Viennent ensuite la pose des congés et le traitement des notes de frais qui suivent un circuit d’approbation avec la validation du N + 1. Le numérique facilite grandement les choses. Il suffit au collaborateur de prendre la facture en photo avec son Smartphone. Les reçus sont ainsi saisis au fil de l’eau, et l’employé peut les visualiser à la fin du mois dans un tableau de synthèse. Une fois validées, les notes de frais vont être directement intégrées dans le logiciel comptable, sans saisie manuelle.
Quels sont les gains pour l’employeur ?
Outre les économies réalisées, la dématérialisation supprime les mètres carrés consacrés au stockage des documents papier. Elle fait aussi gagner du temps aux équipes RH qui ont d’autres tâches à remplir que de faire du pliage et de la mise sous pli. Le traitement manuel d’une centaine de bulletins revient à cinq heures de travail par mois. Il suffit là de cliquer pour déposer les bulletins dans les coffres-forts électroniques des salariés ou de les envoyer par La Poste par le biais d‘une société d’éditique.

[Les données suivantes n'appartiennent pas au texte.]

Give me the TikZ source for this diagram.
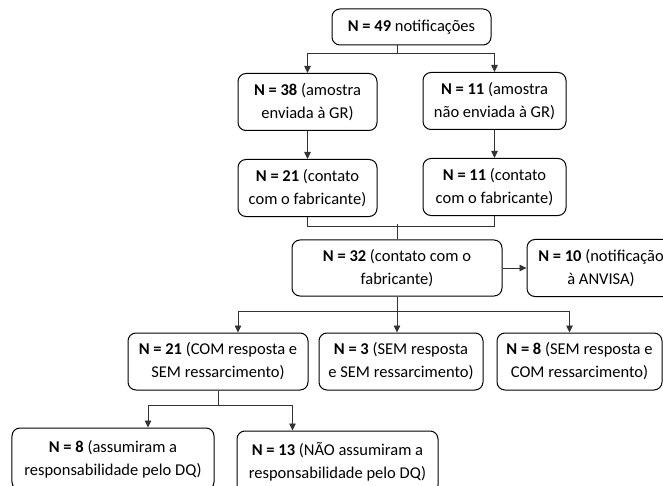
\documentclass[tikz,border=0pt]{standalone}
\usepackage{fontspec}
\setmainfont{Carlito}
\usetikzlibrary{positioning, arrows.meta}
\tikzset{
  box/.style={
    draw, rounded corners=8bp, line width=1bp, align=center,
    font=\fontsize{16.5bp}{23bp}\selectfont, inner sep=2bp, minimum height=57bp
  },
  link/.style={-{Triangle[length=7bp,width=6.5bp]}, draw=black!80, line width=0.8bp},
  plain/.style={draw=black!80, line width=0.8bp},
  node distance=28bp
}

\begin{document}
\begin{tikzpicture}[x=1bp,y=-1bp]
      \useasboundingbox (0,0) rectangle (663,486);

      \node[box, minimum width=159bp, minimum height=36bp] (n49) at (411.5,27) {\textbf{N = 49} notificações};
      \node[box, minimum width=139bp] (n38) at (307.5,102) {\textbf{N = 38} (amostra\\enviada à GR)};
      \node[box, minimum width=143bp] (n11a) at (494.5,101) {\textbf{N = 11} (amostra\\não enviada à GR)};
      \node[box, minimum width=139bp, below = of n38] (n21) {\textbf{N = 21} (contato\\com o fabricante)};
      \node[box, minimum width=143bp, below = of n11a] (n11b) {\textbf{N = 11} (contato\\com o fabricante)};
      \node[box, minimum width=210bp, minimum height=56bp] (n32) at (397,268) {\textbf{N = 32} (contato com o\\fabricante)};
      \node[box, minimum width=148bp, right = 24bp of n32] (n10) {\textbf{N = 10} (notificação\\à ANVISA)};
      \node[box, minimum width=180bp] (n21c) at (218,361.5) {\textbf{N = 21} (COM resposta e\\SEM ressarcimento)};
      \node[box, minimum width=164bp, right = 10bp of n21c] (n3) {\textbf{N = 3} (SEM resposta\\e SEM ressarcimento)};
      \node[box, minimum width=165bp, right = 13bp of n3] (n8a) {\textbf{N = 8} (SEM resposta e\\COM ressarcimento)};
      \node[box, minimum width=202bp, minimum height=62bp] (n8b) at (113,459) {\textbf{N = 8} (assumiram a\\responsabilidade pelo DQ)};
      \node[box, minimum width=201bp, minimum height=62bp] (n13) at (337.5,462) {\textbf{N = 13} (NÃO assumiram a\\responsabilidade pelo DQ)};

      \draw[link] (n49.south -| n32) -- ++(0,8) -| (n38);
      \draw[link] (n49.south -| n32) -- ++(0,8) -| (n11a);
      \draw[link] (n38) -- (n21);
      \draw[link] (n11a) -- (n11b);
      \draw[plain] (n21.south) -- ++(0,9) -| (n11b.south);
      \draw[plain] (n32.north) ++(0,-15) -- (n32.north);
      \draw[link] (n32) -- (n10);
      \draw[link] (n32.south) -- ++(0,15) -| ([xshift=20bp]n21c.north);
      \draw[link] (n32.south) -- (n32.south |- n3.north);
      \draw[link] (n32.south) -- ++(0,15) -| ([xshift=-10bp]n8a.north);
      \draw[link] (n21c.south) -- ++(0,15) -| ([xshift=35bp]n8b.north);
      \draw[link] (n21c.south) -- ++(0,15) -| ([xshift=-45bp]n13.north);

    \end{tikzpicture}
\end{document}
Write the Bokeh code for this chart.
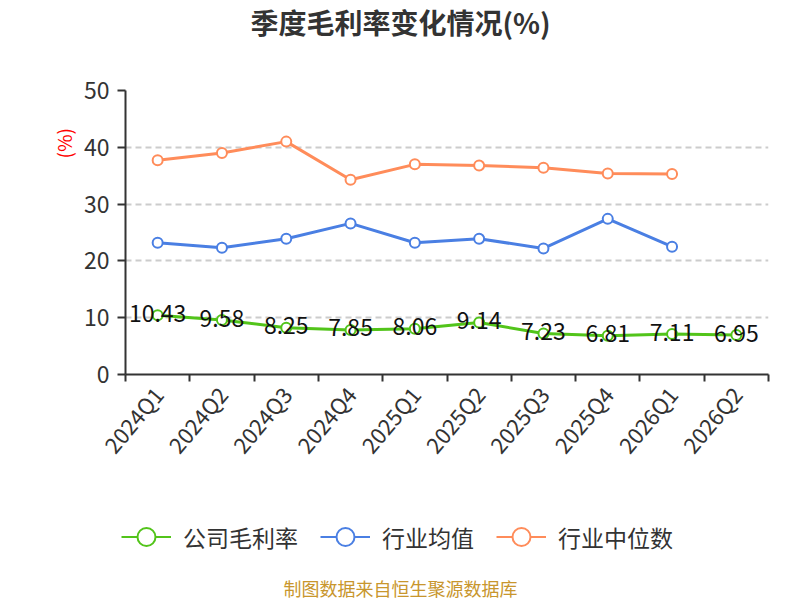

Par ailleurs, la dématérialisation garantit la conformité au RGPD. Le logiciel va alerter l’employeur sur la fin de délai de conservation de certains documents qu’il convient de supprimer. Paramétrables, les notifications peuvent porter sur les fins de période d’essai ou de CDD. Autre atout : l’accessibilité des documents. Il devient très facile de les retrouver. Un moteur de recherche permet de faire des requêtes multicritères ou plein texte. Il est, par exemple, possible de chercher la liste des achats de fournitures de bureau d’un collaborateur sur une période donnée. La GED peut aussi servir de CVthèque pour retrouver tous les développeurs qui maîtrisent le langage Java.